* _Task_:
Write out all of the records precisely. Skip anything that is a picture.

Items from a data source:
========

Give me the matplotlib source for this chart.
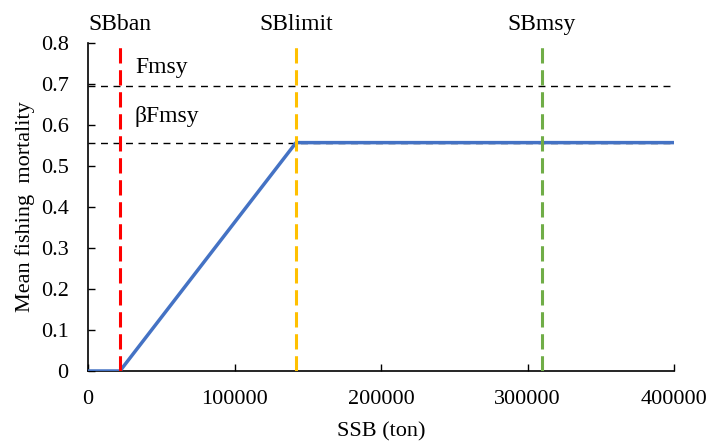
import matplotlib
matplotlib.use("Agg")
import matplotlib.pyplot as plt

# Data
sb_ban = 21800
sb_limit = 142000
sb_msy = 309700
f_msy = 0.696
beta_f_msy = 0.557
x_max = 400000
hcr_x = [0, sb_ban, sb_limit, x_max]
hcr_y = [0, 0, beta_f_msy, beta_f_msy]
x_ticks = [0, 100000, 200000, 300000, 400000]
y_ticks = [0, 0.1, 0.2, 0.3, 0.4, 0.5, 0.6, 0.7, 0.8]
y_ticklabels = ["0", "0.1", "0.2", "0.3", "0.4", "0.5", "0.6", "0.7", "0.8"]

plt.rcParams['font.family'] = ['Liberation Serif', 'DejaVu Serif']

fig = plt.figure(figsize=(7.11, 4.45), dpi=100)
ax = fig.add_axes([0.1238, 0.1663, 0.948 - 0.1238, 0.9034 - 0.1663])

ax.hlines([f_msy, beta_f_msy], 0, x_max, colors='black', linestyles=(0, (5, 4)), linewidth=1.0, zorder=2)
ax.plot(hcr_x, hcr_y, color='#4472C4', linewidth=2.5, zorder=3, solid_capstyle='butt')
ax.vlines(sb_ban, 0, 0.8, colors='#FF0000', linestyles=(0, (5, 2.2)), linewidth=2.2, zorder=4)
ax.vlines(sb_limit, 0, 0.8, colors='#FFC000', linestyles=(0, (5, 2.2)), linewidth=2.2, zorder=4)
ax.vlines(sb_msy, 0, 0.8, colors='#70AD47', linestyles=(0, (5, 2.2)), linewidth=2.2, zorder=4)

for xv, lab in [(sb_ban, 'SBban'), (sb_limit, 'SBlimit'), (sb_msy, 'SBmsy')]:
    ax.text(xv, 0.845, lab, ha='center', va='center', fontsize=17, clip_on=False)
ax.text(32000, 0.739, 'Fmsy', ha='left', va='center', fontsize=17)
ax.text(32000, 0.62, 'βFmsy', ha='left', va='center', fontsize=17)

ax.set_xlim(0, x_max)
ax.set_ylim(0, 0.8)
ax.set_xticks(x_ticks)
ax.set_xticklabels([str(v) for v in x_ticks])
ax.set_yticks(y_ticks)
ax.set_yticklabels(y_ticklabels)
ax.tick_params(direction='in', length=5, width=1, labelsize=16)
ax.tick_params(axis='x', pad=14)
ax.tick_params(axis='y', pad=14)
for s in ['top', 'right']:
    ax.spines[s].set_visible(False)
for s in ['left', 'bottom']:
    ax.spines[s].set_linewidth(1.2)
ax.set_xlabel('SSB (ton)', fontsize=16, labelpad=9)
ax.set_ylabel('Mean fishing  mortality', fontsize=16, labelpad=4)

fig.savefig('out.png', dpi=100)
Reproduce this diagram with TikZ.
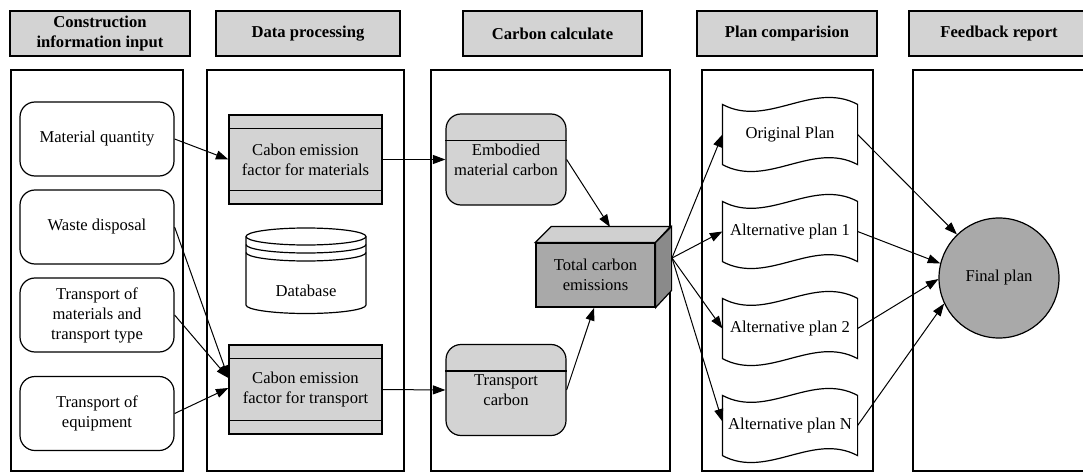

========

* _Expected answer_:
Give me the matplotlib source for this chart.
import matplotlib
matplotlib.use("Agg")
import matplotlib.pyplot as plt

# Data
sb_ban = 21800
sb_limit = 142000
sb_msy = 309700
f_msy = 0.696
beta_f_msy = 0.557
x_max = 400000
hcr_x = [0, sb_ban, sb_limit, x_max]
hcr_y = [0, 0, beta_f_msy, beta_f_msy]
x_ticks = [0, 100000, 200000, 300000, 400000]
y_ticks = [0, 0.1, 0.2, 0.3, 0.4, 0.5, 0.6, 0.7, 0.8]
y_ticklabels = ["0", "0.1", "0.2", "0.3", "0.4", "0.5", "0.6", "0.7", "0.8"]

plt.rcParams['font.family'] = ['Liberation Serif', 'DejaVu Serif']

fig = plt.figure(figsize=(7.11, 4.45), dpi=100)
ax = fig.add_axes([0.1238, 0.1663, 0.948 - 0.1238, 0.9034 - 0.1663])

ax.hlines([f_msy, beta_f_msy], 0, x_max, colors='black', linestyles=(0, (5, 4)), linewidth=1.0, zorder=2)
ax.plot(hcr_x, hcr_y, color='#4472C4', linewidth=2.5, zorder=3, solid_capstyle='butt')
ax.vlines(sb_ban, 0, 0.8, colors='#FF0000', linestyles=(0, (5, 2.2)), linewidth=2.2, zorder=4)
ax.vlines(sb_limit, 0, 0.8, colors='#FFC000', linestyles=(0, (5, 2.2)), linewidth=2.2, zorder=4)
ax.vlines(sb_msy, 0, 0.8, colors='#70AD47', linestyles=(0, (5, 2.2)), linewidth=2.2, zorder=4)

for xv, lab in [(sb_ban, 'SBban'), (sb_limit, 'SBlimit'), (sb_msy, 'SBmsy')]:
    ax.text(xv, 0.845, lab, ha='center', va='center', fontsize=17, clip_on=False)
ax.text(32000, 0.739, 'Fmsy', ha='left', va='center', fontsize=17)
ax.text(32000, 0.62, 'βFmsy', ha='left', va='center', fontsize=17)

ax.set_xlim(0, x_max)
ax.set_ylim(0, 0.8)
ax.set_xticks(x_ticks)
ax.set_xticklabels([str(v) for v in x_ticks])
ax.set_yticks(y_ticks)
ax.set_yticklabels(y_ticklabels)
ax.tick_params(direction='in', length=5, width=1, labelsize=16)
ax.tick_params(axis='x', pad=14)
ax.tick_params(axis='y', pad=14)
for s in ['top', 'right']:
    ax.spines[s].set_visible(False)
for s in ['left', 'bottom']:
    ax.spines[s].set_linewidth(1.2)
ax.set_xlabel('SSB (ton)', fontsize=16, labelpad=9)
ax.set_ylabel('Mean fishing  mortality', fontsize=16, labelpad=4)

fig.savefig('out.png', dpi=100)
Reproduce this diagram with TikZ.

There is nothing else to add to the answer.